C’est à partir d’une histoire vraie, celle de l’avocat Victor Nothomb, condamné pour faits et gestes en 1945 à Arlon et de celle d’un enseignant de Bouillon aussi condamné pour les mêmes raisons, que le journaliste Dominique Zachary a écrit La traîtresse.
Le roman met en scène Suzanne Gasper, professeure d’histoire et de latin (inspirée par l’enseignant de Bouillon) et son compagnon, l’avocat Pierre Clarens. L’un comme l’autre sont d’ardents défenseurs des droits des citoyens et de la liberté dans une Belgique envahie par l’ennemi, l’histoire se déroulant en majeure partie entre 1942 et 1945 à Morelange, village fictif à deux pas de la France et du Luxembourg.
Si on connaît assez bien les faits et gestes des résistants français de même que ceux des collaborateurs de l’Hexagone, il n’en est pas de même de ceux de leurs voisins belges. Le roman de Dominique Zachary est donc l’occasion de traiter de la cohabitation avec les Allemands pour nombre de citoyens belges, de la faim pour de nombreuses familles, la Belgique ayant été envahie dès mai 1940, et d’une sorte de survie en attendant la fin de la guerre pour la plupart des Belges.
C’est aussi l’occasion de dresser le portrait de cette Belgique en pleine mutation, où les femmes ne sont pas encore vraiment acceptées au sein du corps professoral, où certains purs et durs en veulent à quiconque qui, d’une façon ou d’une autre, a un lien avec tout Allemand, peu importe les raisons de ce lien, et où, pour sauver sa peau ou pour obtenir des privilèges, chacun est prêt à dénoncer son voisin, même sans raison.
Suzanne Gasper, avec ses idées larges, son sens aigu de l’Histoire, son amour pour la vérité, sa tolérance envers l’envahisseur, deviendra une cible parfaite dès la guerre terminée, tout comme le fait qu’il ait défendu des concitoyens belges devant la cour allemande (parce qu’il connaissait la langue) désignera Pierre Clarens comme ami de l’ennemi.
Pour raconter cette histoire qui souhaite replacer les choses dans leur contexte, comme l’avait fait Armel Job avec Baigneuse nue sur un rocher, et de réhabiliter la mémoire de ceux accusés de traîtrise et de collusion avec l’ennemi de façon injuste et sans appel, le journaliste Dominique Zachary, aussi auteur de récits et de biographies, a choisi pour son premier roman de se glisser dans la peau d’un professeur qui a bien connu Suzanne Gasper, au moment où un petit monument à sa mémoire est saccagé.

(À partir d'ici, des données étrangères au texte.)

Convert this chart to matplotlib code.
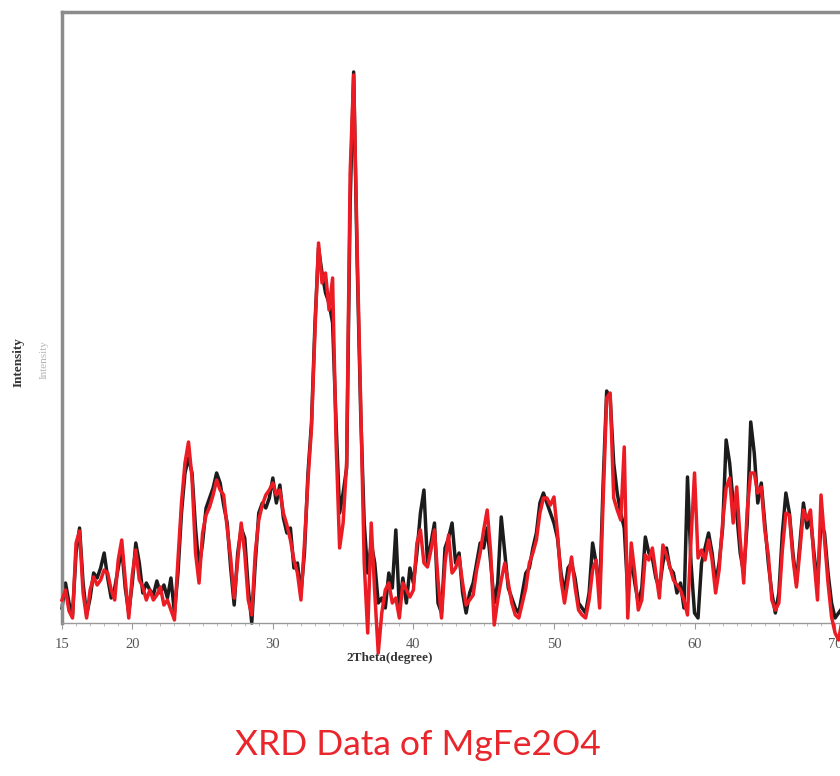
import matplotlib.pyplot as plt
import numpy as np

# XRD scan: start angle and step (degrees 2theta)
scan_start = 15.0
scan_step = 0.25

# intensities (arbitrary units)
red_counts = [
    23, 33, 12, 5, 80, 92, 30, 5, 33, 46, 38, 43, 53, 50, 33, 23,
    63, 83, 43, 5, 48, 73, 43, 36, 23, 33, 23, 28, 36, 18, 23, 13,
    3, 63, 120, 160, 181, 145, 70, 40, 90, 108, 116, 128, 143, 133, 128, 95,
    65, 25, 63, 100, 70, 23, 8, 70, 103, 118, 128, 133, 140, 128, 133, 110,
    98, 83, 63, 50, 23, 80, 143, 195, 293, 380, 340, 350, 313, 345, 180, 75,
    100, 160, 450, 548, 373, 220, 60, -10, 100, 30, -30, 10, 33, 40, 20, 25,
    5, 40, 33, 26, 33, 80, 93, 60, 56, 73, 93, 43, 5, 60, 88, 50,
    55, 66, 40, 18, 23, 28, 53, 70, 93, 113, 70, -2, 23, 43, 60, 40,
    20, 8, 5, 20, 35, 60, 70, 83, 110, 125, 125, 118, 126, 90, 43, 20,
    43, 66, 36, 13, 8, 5, 23, 53, 63, 15, 123, 225, 230, 125, 113, 103,
    176, 5, 80, 50, 13, 23, 68, 63, 75, 50, 25, 78, 68, 56, 43, 38,
    33, 23, 8, 83, 150, 65, 73, 63, 83, 63, 30, 53, 100, 135, 145, 100,
    136, 83, 40, 113, 150, 150, 130, 136, 93, 68, 23, 13, 20, 73, 110, 108,
    65, 36, 73, 113, 103, 113, 63, 23, 128, 83, 40, 6, -10, -17, 3,
]

black_counts = [
    15, 40, 20, 8, 70, 95, 40, 8, 25, 50, 45, 55, 70, 45, 25, 35,
    55, 75, 35, 10, 40, 80, 60, 30, 40, 33, 28, 42, 30, 38, 25, 45,
    10, 50, 110, 150, 165, 150, 95, 55, 80, 115, 125, 135, 150, 140, 118, 100,
    55, 18, 70, 95, 85, 35, 0, 60, 110, 120, 115, 125, 145, 120, 138, 105,
    90, 95, 55, 60, 30, 70, 150, 200, 300, 375, 350, 330, 320, 300, 200, 110,
    130, 155, 420, 551, 360, 210, 100, 50, 80, 60, 20, 25, 15, 50, 35, 93,
    15, 45, 20, 55, 40, 70, 110, 133, 60, 80, 100, 20, 10, 75, 85, 100,
    60, 70, 30, 10, 30, 40, 60, 80, 75, 95, 60, 20, 40, 106, 70, 35,
    25, 15, 10, 30, 50, 55, 75, 90, 120, 130, 120, 110, 100, 85, 50, 30,
    55, 60, 45, 20, 15, 10, 30, 80, 60, 30, 140, 232, 225, 160, 130, 110,
    95, 30, 65, 40, 20, 35, 86, 70, 65, 45, 35, 60, 75, 55, 50, 30,
    40, 15, 146, 60, 10, 5, 60, 75, 90, 70, 40, 60, 95, 183, 160, 120,
    110, 70, 50, 100, 201, 170, 120, 140, 100, 60, 30, 10, 30, 90, 130, 110,
    70, 40, 80, 120, 95, 105, 70, 40, 100, 90, 50, 20, 5, 10, 15,
]

xtick_values = [15, 20, 30, 40, 50, 60, 70]

two_theta = scan_start + scan_step * np.arange(len(red_counts))

fig = plt.figure(figsize=(8.4, 7.76), dpi=100)
ax = fig.add_axes([62 / 840, 153 / 776, 778 / 840, 611 / 776])

ax.plot(two_theta, black_counts, color="#1c1c1c", lw=2.5, clip_on=False, zorder=2)
ax.plot(two_theta, red_counts, color="#ec1c24", lw=2.5, clip_on=False, zorder=3)

ax.set_xlim(15, 70.35)
ax.set_ylim(0, 611)

for side in ["top", "left"]:
    ax.spines[side].set_color("#8c8c8c")
    ax.spines[side].set_linewidth(2.5)
ax.spines["right"].set_visible(False)
ax.spines["bottom"].set_color("#9a9a9a")
ax.spines["bottom"].set_linewidth(1.0)

ax.set_yticks([])
ax.set_xticks(xtick_values)
ax.set_xticks(np.arange(16, 71, 1), minor=True)
ax.tick_params(axis="x", which="major", length=4, color="#9a9a9a", pad=7,
               labelsize=10.5, labelcolor="#555555")
ax.tick_params(axis="x", which="minor", length=2.5, color="#b0b0b0")
for lab in ax.get_xticklabels():
    lab.set_family("Liberation Serif")

fig.text(390 / 840, 1 - 658 / 776, "2Theta(degree)", ha="center", va="center",
         family="Liberation Serif", fontweight="bold", fontsize=9.5, color="#333333")
fig.text(19 / 840, 1 - 362 / 776, "Intensity", ha="center", va="center", rotation=90,
         family="Liberation Serif", fontweight="bold", fontsize=9.5, color="#333333")
fig.text(44 / 840, 1 - 360 / 776, "Intensity", ha="center", va="center", rotation=90,
         family="Liberation Serif", fontsize=8, color="#b5b5b5")

fig.text(418 / 840, 1 - 745 / 776, "XRD Data of MgFe2O4", ha="center", va="center",
         family="Lato", fontsize=25.5, color="#e8262c")

fig.savefig("out.png", dpi=100, facecolor="white")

C’est là le prétexte pour celui-ci de raconter à ses élèves cette histoire qu’il porte en lui depuis un quart de siècle afin que nul n’oublie cette période trouble qui a suivi la fin de la Seconde Guerre mondiale. Cela donne un roman sur le ton de la confidence, pas toujours chronologique, avec des allers-retours dans le temps, des précisions (qui peuvent parfois sembler des redites) et beaucoup d’humanité.
Avec La traîtresse, Dominique Zachary éclaire un pan de l’histoire des Belges avec « l’audace de dénoncer les erreurs du passé pour rendre justice et redonner fierté à celles et ceux qui ont subi l’infamie de procès expéditifs et iniques », comme l’a si bien écrit l’écrivain belge Frank Andriat. Ce qui nous donne un roman sensible et intelligent, qui nous prouve que rien n’est jamais tout blanc ni tout noir.